The project is concerned with the central dimensions of neutrality in corporate- and capital income taxation. The question of whether taxes distort economic decisions is addressed. If tax neutrality is not achieved, the consequences for growth and employment associated with non-neutral taxation are investigated. Moreover, specific aspects of the German tax code, for example the 2008 introduced withholding tax on capital income, are evaluated with respect to neutrality considerations.
The project is structured as follows. In a first step, the central neutrality dimensions concerning corporate and capital income taxation are developed within a standard model for investment and saving. In a second step, starting from these neutrality dimensions, we evaluate the development of taxation from the situation before the 2001 corporate tax reform. After the institutional discussion, we empirically investigate whether tax neutrality is guaranteed by the German tax system. Finally, the aim is to evaluate the economic costs of non-neutral taxation in terms of growth and employment.
The most relevant taxation issue for an economy’s growth is the taxation of capital income, i.e. the tax burden on investment and savings, since it exerts potentially adverse effects on capital accumulation. In the context of a closed economy, there exist numerous neutrality postulations requiring that individual decisions should not be distorted by taxation. From a macroeconomic perspective, the true distortion of economic decisions depends on the effective burden of a tax. Therefore, the analysis is based on a general equilibrium model. For a closed economy, the model yields growth neutrality as the superior neutrality dimension affecting growth, in line with the well known result that an optimal tax system has to secure production efficiency. With respect to capital income taxation, this means that the tax rate on retained earnings has to be equal to the tax rate on interest earned, that investment-related value added has to remain untaxed, and that investment expenditures have to be fully exempt.
A calculation of the relevant tax wedges since 2000 shows that current regulations in 2009 lead to considerable violations of investment neutrality, although the effective tax burden has been reduced significantly in that period. The introduction of a withholding tax on capital income in 2009 has reduced the burden on debt financing of investors. At the same time, financing via retained earnings as well as equity financing are now subject to a higher tax burden for the investor.

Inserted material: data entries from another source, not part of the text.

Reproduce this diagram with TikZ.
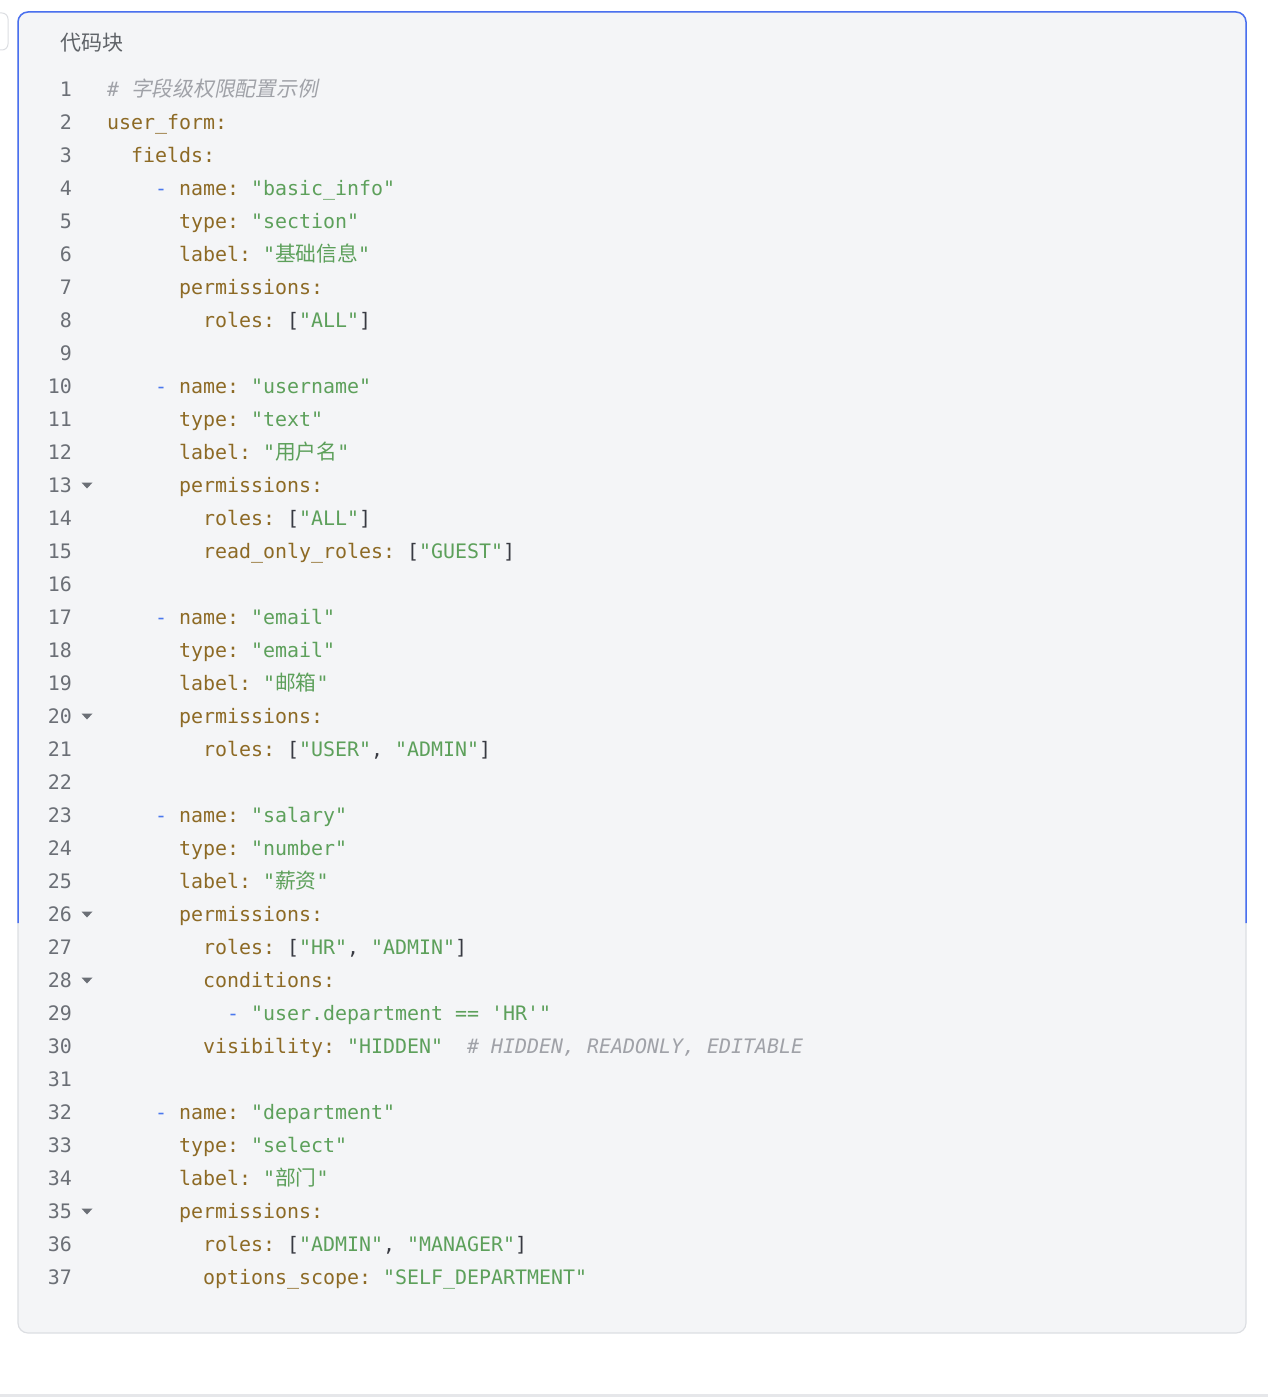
\documentclass[tikz,border=0pt]{standalone}
\usepackage{fontspec}
\setmonofont{DejaVu Sans Mono}
\newfontfamily\cjkfont[AutoFakeSlant=0.2]{Noto Sans CJK SC}
\usepackage{tikz}

\definecolor{codebg}{HTML}{F4F5F7}
\definecolor{bluebd}{HTML}{4A70F0}
\definecolor{graybd}{HTML}{DCDEE2}
\definecolor{sepgray}{HTML}{E6E7EA}
\definecolor{keybrown}{HTML}{8D6A25}
\definecolor{strgreen}{HTML}{5DA05B}
\definecolor{puncdark}{HTML}{383A42}
\definecolor{dashblue}{HTML}{4A78EE}
\definecolor{cmtgray}{HTML}{A0A2A8}
\definecolor{numgray}{HTML}{6B6F76}
\definecolor{titlegray}{HTML}{5F6368}

\newcommand{\ykey}[1]{\textcolor{keybrown}{#1}}
\newcommand{\ystr}[1]{\textcolor{strgreen}{#1}}
\newcommand{\ypun}[1]{\textcolor{puncdark}{#1}}
\newcommand{\ydash}{\textcolor{dashblue}{-}}
\newcommand{\ycmt}[1]{{\itshape\color{cmtgray}#1}}
\newcommand{\zh}[1]{{\cjkfont\fontsize{20.75}{24}\selectfont #1}}

\tikzset{
  code/.style={anchor=base west, inner sep=0pt, font=\ttfamily\fontsize{19.93}{24}\selectfont},
  lnum/.style={anchor=base east, inner sep=0pt, text=numgray, font=\ttfamily\fontsize{19.93}{24}\selectfont},
  title/.style={anchor=base west, inner sep=0pt, text=titlegray, font=\cjkfont\fontsize{21}{24}\selectfont}
}

\begin{document}
\begin{tikzpicture}[x=1pt,y=-1pt]
  \useasboundingbox (0,0) rectangle (1268,1397);
  % frame
  \draw[graybd, line width=1pt, fill=white, rounded corners=6] (-20,13) rectangle (8,50);
  \draw[graybd, line width=1.2pt, fill=codebg, rounded corners=10] (18,12) rectangle (1246,1333);
  \draw[bluebd, line width=1.5pt, rounded corners=10] (18,923) -- (18,12) -- (1246,12) -- (1246,923);
  \fill[sepgray] (0,1394) rectangle (1268,1397);
  \node[title] (ttl) at (60,51) {代码块};
  % line numbers and fold marks
  \foreach \i in {1,...,37}
    \node[lnum] (n\i) at (72,{96+33*(\i-1)}) {\i};
  \foreach \i in {13,20,26,28,35}
    \fill[numgray] (81.5,{86.5+33*(\i-1)}) -- ++(11,0) -- ++(-5.5,6) -- cycle;
  % code
  \node[code] (c1) at (107,96) {\ycmt{\# \zh{字段级权限配置示例}}};
  \node[code] (c2) at (107,129) {\ykey{user\_form:}};
  \node[code] (c3) at (131,162) {\ykey{fields:}};
  \node[code] (c4) at (155,195) {\ydash{} \ykey{name:} \ystr{"basic\_info"}};
  \node[code] (c5) at (179,228) {\ykey{type:} \ystr{"section"}};
  \node[code] (c6) at (179,261) {\ykey{label:} \ystr{"\zh{基础信息}"}};
  \node[code] (c7) at (179,294) {\ykey{permissions:}};
  \node[code] (c8) at (203,327) {\ykey{roles:} \ypun{[}\ystr{"ALL"}\ypun{]}};
  \node[code] (c10) at (155,393) {\ydash{} \ykey{name:} \ystr{"username"}};
  \node[code] (c11) at (179,426) {\ykey{type:} \ystr{"text"}};
  \node[code] (c12) at (179,459) {\ykey{label:} \ystr{"\zh{用户名}"}};
  \node[code] (c13) at (179,492) {\ykey{permissions:}};
  \node[code] (c14) at (203,525) {\ykey{roles:} \ypun{[}\ystr{"ALL"}\ypun{]}};
  \node[code] (c15) at (203,558) {\ykey{read\_only\_roles:} \ypun{[}\ystr{"GUEST"}\ypun{]}};
  \node[code] (c17) at (155,624) {\ydash{} \ykey{name:} \ystr{"email"}};
  \node[code] (c18) at (179,657) {\ykey{type:} \ystr{"email"}};
  \node[code] (c19) at (179,690) {\ykey{label:} \ystr{"\zh{邮箱}"}};
  \node[code] (c20) at (179,723) {\ykey{permissions:}};
  \node[code] (c21) at (203,756) {\ykey{roles:} \ypun{[}\ystr{"USER"}\ypun{,} \ystr{"ADMIN"}\ypun{]}};
  \node[code] (c23) at (155,822) {\ydash{} \ykey{name:} \ystr{"salary"}};
  \node[code] (c24) at (179,855) {\ykey{type:} \ystr{"number"}};
  \node[code] (c25) at (179,888) {\ykey{label:} \ystr{"\zh{薪资}"}};
  \node[code] (c26) at (179,921) {\ykey{permissions:}};
  \node[code] (c27) at (203,954) {\ykey{roles:} \ypun{[}\ystr{"HR"}\ypun{,} \ystr{"ADMIN"}\ypun{]}};
  \node[code] (c28) at (203,987) {\ykey{conditions:}};
  \node[code] (c29) at (227,1020) {\ydash{} \ystr{"user.department == 'HR'"}};
  \node[code] (c30) at (203,1053) {\ykey{visibility:} \ystr{"HIDDEN"}\ \ \ycmt{\# HIDDEN, READONLY, EDITABLE}};
  \node[code] (c32) at (155,1119) {\ydash{} \ykey{name:} \ystr{"department"}};
  \node[code] (c33) at (179,1152) {\ykey{type:} \ystr{"select"}};
  \node[code] (c34) at (179,1185) {\ykey{label:} \ystr{"\zh{部门}"}};
  \node[code] (c35) at (179,1218) {\ykey{permissions:}};
  \node[code] (c36) at (203,1251) {\ykey{roles:} \ypun{[}\ystr{"ADMIN"}\ypun{,} \ystr{"MANAGER"}\ypun{]}};
  \node[code] (c37) at (203,1284) {\ykey{options\_scope:} \ystr{"SELF\_DEPARTMENT"}};
\end{tikzpicture}
\end{document}
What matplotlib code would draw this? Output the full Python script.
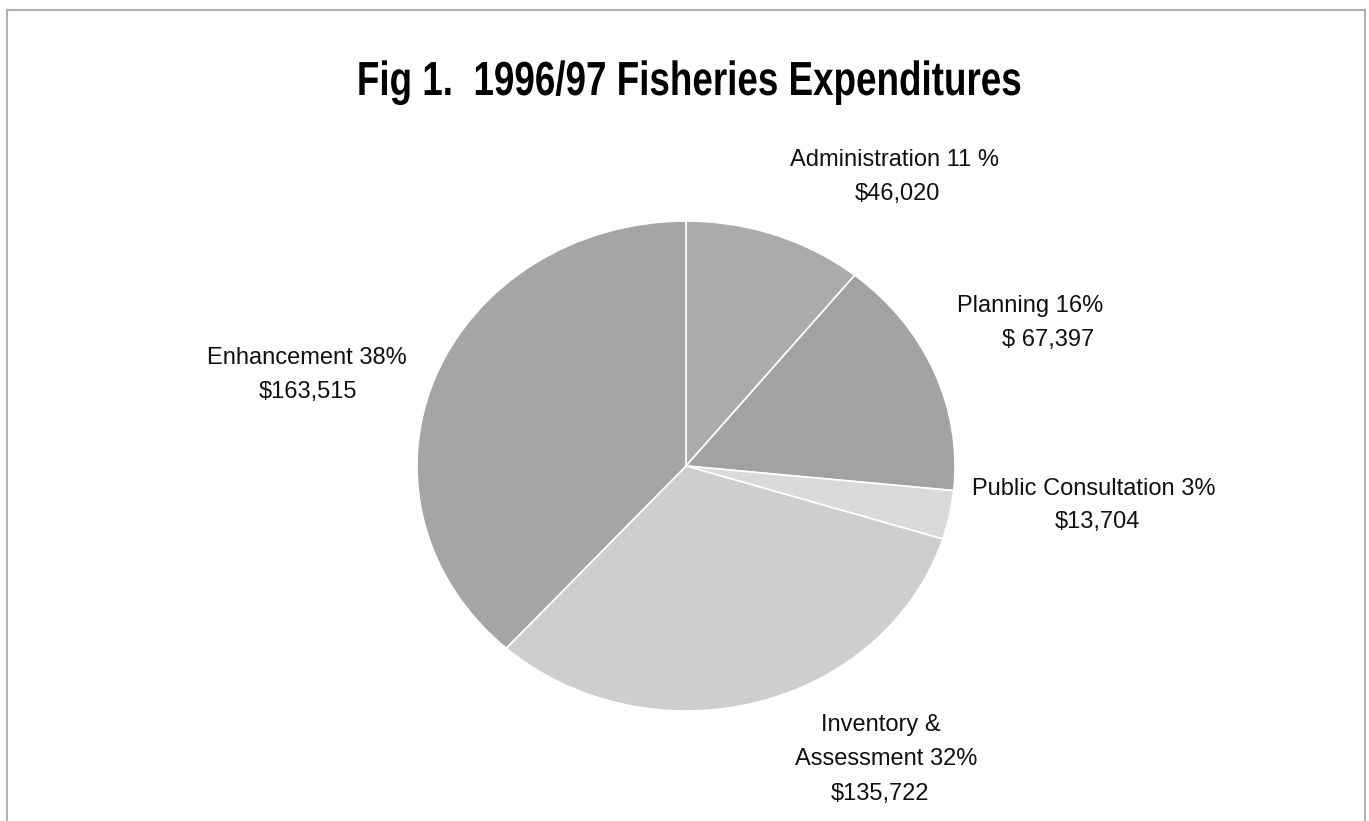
import matplotlib
matplotlib.use("Agg")
import matplotlib.pyplot as plt
from matplotlib.patheffects import AbstractPathEffect
from matplotlib.transforms import Affine2D

categories = ["Administration", "Planning", "Public Consultation",
              "Inventory & Assessment", "Enhancement"]
values = [46020, 67397, 13704, 135722, 163515]
label_lines = [
    ["Administration 11 %", "$46,020"],
    ["Planning 16%", "$ 67,397"],
    ["Public Consultation 3%", "$13,704"],
    ["Inventory &", "Assessment 32%", "$135,722"],
    ["Enhancement 38%", "$163,515"],
]
colors = ["#ababab", "#a2a2a2", "#dadada", "#cecece", "#a5a5a5"]


class VStretch(AbstractPathEffect):
    """Stretch glyph outlines vertically about a baseline (display px)."""
    def __init__(self, sy, y0):
        super().__init__()
        self.sy, self.y0 = sy, y0

    def draw_path(self, renderer, gc, tpath, affine, rgbFace=None):
        t = affine + Affine2D().translate(0, -self.y0).scale(1, self.sy).translate(0, self.y0)
        renderer.draw_path(gc, tpath, t, rgbFace)


W, H = 1369, 821
fig = plt.figure(figsize=(W / 100, H / 100), dpi=100)
fig.patch.set_facecolor("white")

# frame lines
fc = "#b0b0b0"
fig.add_artist(plt.Line2D([7 / W, 7 / W], [0, 1 - 10 / H], color=fc, lw=1.5))
fig.add_artist(plt.Line2D([1365 / W, 1365 / W], [0, 1 - 10 / H], color=fc, lw=1.5))
fig.add_artist(plt.Line2D([7 / W, 1365 / W], [1 - 10 / H, 1 - 10 / H], color=fc, lw=1.5))

# pie axes (ellipse)
cx, cy, rx, ry = 686, 466, 269, 245
ax = fig.add_axes([(cx - rx) / W, 1 - (cy + ry) / H, 2 * rx / W, 2 * ry / H])
ax.pie(values, colors=colors, startangle=90, counterclock=False,
       wedgeprops=dict(edgecolor="white", linewidth=1.2))
ax.set_aspect("auto")
ax.set_xlim(-1, 1)
ax.set_ylim(-1, 1)
ax.axis("off")

title_base = 95
fig.text(689 / W, 1 - title_base / H, "Fig 1.  1996/97 Fisheries Expenditures",
         ha="center", va="baseline", fontsize=26.5, fontweight="bold",
         family="Liberation Sans",
         path_effects=[VStretch(1.3, H - title_base)])

# label positions (pixel centers of each text line)
label_pos = [
    [(895, 160), (897, 194)],
    [(1030, 306), (1048, 340)],
    [(1094, 489), (1097, 522)],
    [(881, 725), (886, 759), (880, 794)],
    [(307, 358), (308, 392)],
]
for lines, pos in zip(label_lines, label_pos):
    for t, (x, y) in zip(lines, pos):
        fig.text(x / W, 1 - y / H, t, ha="center", va="center",
                 fontsize=17, family="Liberation Sans", color="#111111")

fig.savefig("out.png", dpi=100, facecolor="white")
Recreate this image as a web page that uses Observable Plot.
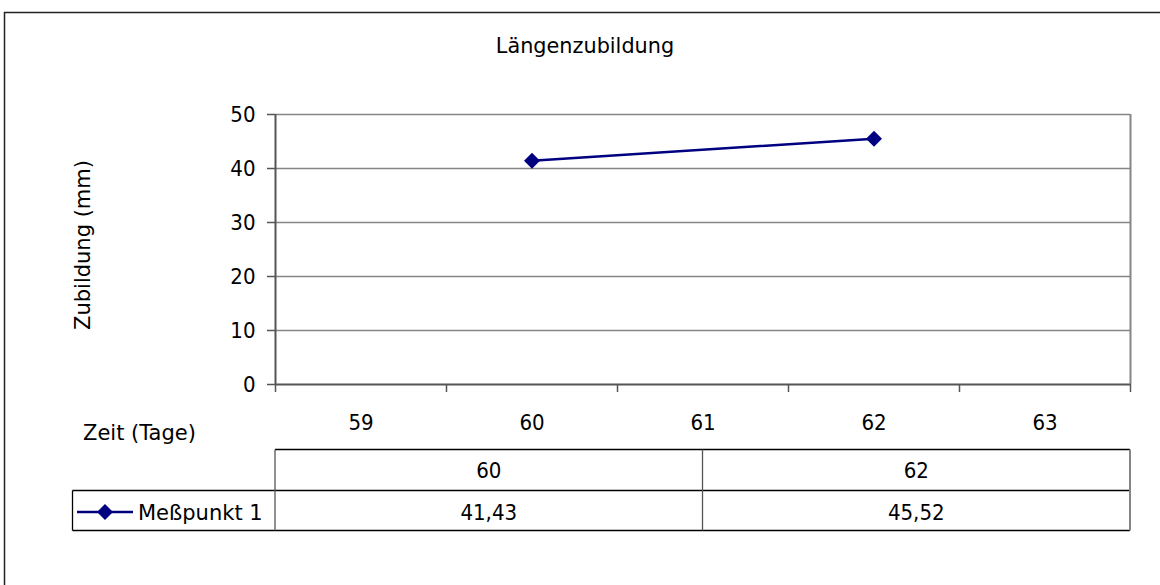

However, in the context of a closed economy the tax effects on investment can only be judged to a limited extent. The simulation model of an open economy shows that the tax reform in 2008 with the introduction of the withholding tax on capital income leads to a shift in investors’ portfolios from company shares towards interest bearing corporate bonds. This relatively strong shift results in a weak growth effect of the decrease of the tax burden on investment. Further results of the simulation model show that capital is reallocated towards private companies. The effects on employment and growth are mildly positive. Alternative simulations assuming that company shares are mainly held as a form of substantial shares yield higher positive effects of the reform on employment and growth, as under this assumption the above mentioned shift in the portfolio structure does not take place. A comparison of the reform of 2008 to a fictional reform, which introduces a growth neutral tax system, demonstrates that there is still large scope for improvement. However, despite of strong growth and employment effects, the growth neutral system would lead to substantial losses in tax revenue.
In general, one must consider that the concept of growth neutrality is not entirely clear in the context of an open economy. To begin with, regulation in a single country cannot yield global production efficiency. Moreover, from the perspective of one country some neutrality violations in the global system may even be favourable. Taking into account various aspects of economic integration, the verdict on the reform 2008 turns out to be much more positive. This is, among other things, due to an increased attractiveness through a lower tax burden and to the divergence of domestic savings and investment.
An important recommendation resulting from the analysis is the abolishment of taxation of investment-related value added. Simulations suggest a long-term increase of investment of 8% and production growth of 3.4 % in this case. A positive side effect is that the debt ratio of corporations would fall significantly.